***** DATA SEGMENT

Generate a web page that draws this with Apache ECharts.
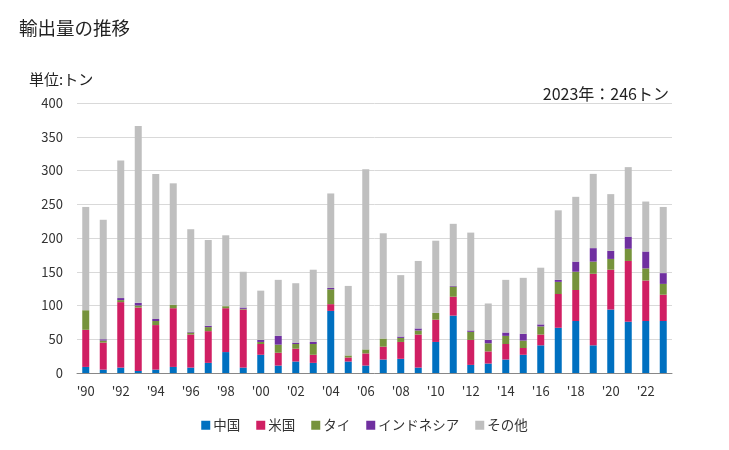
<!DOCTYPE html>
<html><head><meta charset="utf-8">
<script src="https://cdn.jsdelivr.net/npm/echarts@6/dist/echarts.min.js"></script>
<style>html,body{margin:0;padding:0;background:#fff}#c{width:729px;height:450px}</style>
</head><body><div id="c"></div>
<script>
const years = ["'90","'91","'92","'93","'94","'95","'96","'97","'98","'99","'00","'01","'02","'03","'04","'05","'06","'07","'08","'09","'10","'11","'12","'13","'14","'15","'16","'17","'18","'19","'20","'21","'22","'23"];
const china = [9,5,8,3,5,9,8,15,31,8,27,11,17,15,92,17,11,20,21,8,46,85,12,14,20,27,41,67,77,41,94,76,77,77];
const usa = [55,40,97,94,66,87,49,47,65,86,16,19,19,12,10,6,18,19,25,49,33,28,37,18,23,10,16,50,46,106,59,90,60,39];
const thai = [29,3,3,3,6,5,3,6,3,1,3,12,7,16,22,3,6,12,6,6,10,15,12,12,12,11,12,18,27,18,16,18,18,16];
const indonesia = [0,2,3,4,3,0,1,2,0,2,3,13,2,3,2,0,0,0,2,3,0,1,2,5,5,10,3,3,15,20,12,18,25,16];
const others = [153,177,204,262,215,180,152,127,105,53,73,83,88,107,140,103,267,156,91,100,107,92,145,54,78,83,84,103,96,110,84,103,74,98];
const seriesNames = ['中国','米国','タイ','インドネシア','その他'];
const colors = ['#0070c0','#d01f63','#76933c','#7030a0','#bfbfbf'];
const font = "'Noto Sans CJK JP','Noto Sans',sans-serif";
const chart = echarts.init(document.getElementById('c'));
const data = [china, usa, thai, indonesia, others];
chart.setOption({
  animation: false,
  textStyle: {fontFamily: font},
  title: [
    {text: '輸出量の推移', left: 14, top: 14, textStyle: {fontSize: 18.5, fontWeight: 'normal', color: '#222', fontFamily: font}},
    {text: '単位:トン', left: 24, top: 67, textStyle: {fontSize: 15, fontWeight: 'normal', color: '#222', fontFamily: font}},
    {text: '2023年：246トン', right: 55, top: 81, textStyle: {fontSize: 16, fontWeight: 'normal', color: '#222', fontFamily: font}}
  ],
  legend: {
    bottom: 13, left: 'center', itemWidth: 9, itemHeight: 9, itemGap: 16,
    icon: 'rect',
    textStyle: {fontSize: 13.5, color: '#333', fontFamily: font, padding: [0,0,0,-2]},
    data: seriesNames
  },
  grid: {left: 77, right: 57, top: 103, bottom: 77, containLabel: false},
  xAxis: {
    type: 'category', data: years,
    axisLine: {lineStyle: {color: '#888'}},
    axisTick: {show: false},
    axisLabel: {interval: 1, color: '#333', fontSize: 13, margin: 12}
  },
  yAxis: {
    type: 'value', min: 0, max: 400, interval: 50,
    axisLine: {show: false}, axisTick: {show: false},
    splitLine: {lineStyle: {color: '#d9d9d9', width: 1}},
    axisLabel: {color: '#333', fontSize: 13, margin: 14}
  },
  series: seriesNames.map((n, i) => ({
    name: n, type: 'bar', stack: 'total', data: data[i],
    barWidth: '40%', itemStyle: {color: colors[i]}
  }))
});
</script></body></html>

**********

▸ TASK REQUIREMENTS
Copy out all the data exactly; skip the pictures.

▸ THE ANSWER
Generate a web page that draws this with Apache ECharts.
<!DOCTYPE html>
<html><head><meta charset="utf-8">
<script src="https://cdn.jsdelivr.net/npm/echarts@6/dist/echarts.min.js"></script>
<style>html,body{margin:0;padding:0;background:#fff}#c{width:729px;height:450px}</style>
</head><body><div id="c"></div>
<script>
const years = ["'90","'91","'92","'93","'94","'95","'96","'97","'98","'99","'00","'01","'02","'03","'04","'05","'06","'07","'08","'09","'10","'11","'12","'13","'14","'15","'16","'17","'18","'19","'20","'21","'22","'23"];
const china = [9,5,8,3,5,9,8,15,31,8,27,11,17,15,92,17,11,20,21,8,46,85,12,14,20,27,41,67,77,41,94,76,77,77];
const usa = [55,40,97,94,66,87,49,47,65,86,16,19,19,12,10,6,18,19,25,49,33,28,37,18,23,10,16,50,46,106,59,90,60,39];
const thai = [29,3,3,3,6,5,3,6,3,1,3,12,7,16,22,3,6,12,6,6,10,15,12,12,12,11,12,18,27,18,16,18,18,16];
const indonesia = [0,2,3,4,3,0,1,2,0,2,3,13,2,3,2,0,0,0,2,3,0,1,2,5,5,10,3,3,15,20,12,18,25,16];
const others = [153,177,204,262,215,180,152,127,105,53,73,83,88,107,140,103,267,156,91,100,107,92,145,54,78,83,84,103,96,110,84,103,74,98];
const seriesNames = ['中国','米国','タイ','インドネシア','その他'];
const colors = ['#0070c0','#d01f63','#76933c','#7030a0','#bfbfbf'];
const font = "'Noto Sans CJK JP','Noto Sans',sans-serif";
const chart = echarts.init(document.getElementById('c'));
const data = [china, usa, thai, indonesia, others];
chart.setOption({
  animation: false,
  textStyle: {fontFamily: font},
  title: [
    {text: '輸出量の推移', left: 14, top: 14, textStyle: {fontSize: 18.5, fontWeight: 'normal', color: '#222', fontFamily: font}},
    {text: '単位:トン', left: 24, top: 67, textStyle: {fontSize: 15, fontWeight: 'normal', color: '#222', fontFamily: font}},
    {text: '2023年：246トン', right: 55, top: 81, textStyle: {fontSize: 16, fontWeight: 'normal', color: '#222', fontFamily: font}}
  ],
  legend: {
    bottom: 13, left: 'center', itemWidth: 9, itemHeight: 9, itemGap: 16,
    icon: 'rect',
    textStyle: {fontSize: 13.5, color: '#333', fontFamily: font, padding: [0,0,0,-2]},
    data: seriesNames
  },
  grid: {left: 77, right: 57, top: 103, bottom: 77, containLabel: false},
  xAxis: {
    type: 'category', data: years,
    axisLine: {lineStyle: {color: '#888'}},
    axisTick: {show: false},
    axisLabel: {interval: 1, color: '#333', fontSize: 13, margin: 12}
  },
  yAxis: {
    type: 'value', min: 0, max: 400, interval: 50,
    axisLine: {show: false}, axisTick: {show: false},
    splitLine: {lineStyle: {color: '#d9d9d9', width: 1}},
    axisLabel: {color: '#333', fontSize: 13, margin: 14}
  },
  series: seriesNames.map((n, i) => ({
    name: n, type: 'bar', stack: 'total', data: data[i],
    barWidth: '40%', itemStyle: {color: colors[i]}
  }))
});
</script></body></html>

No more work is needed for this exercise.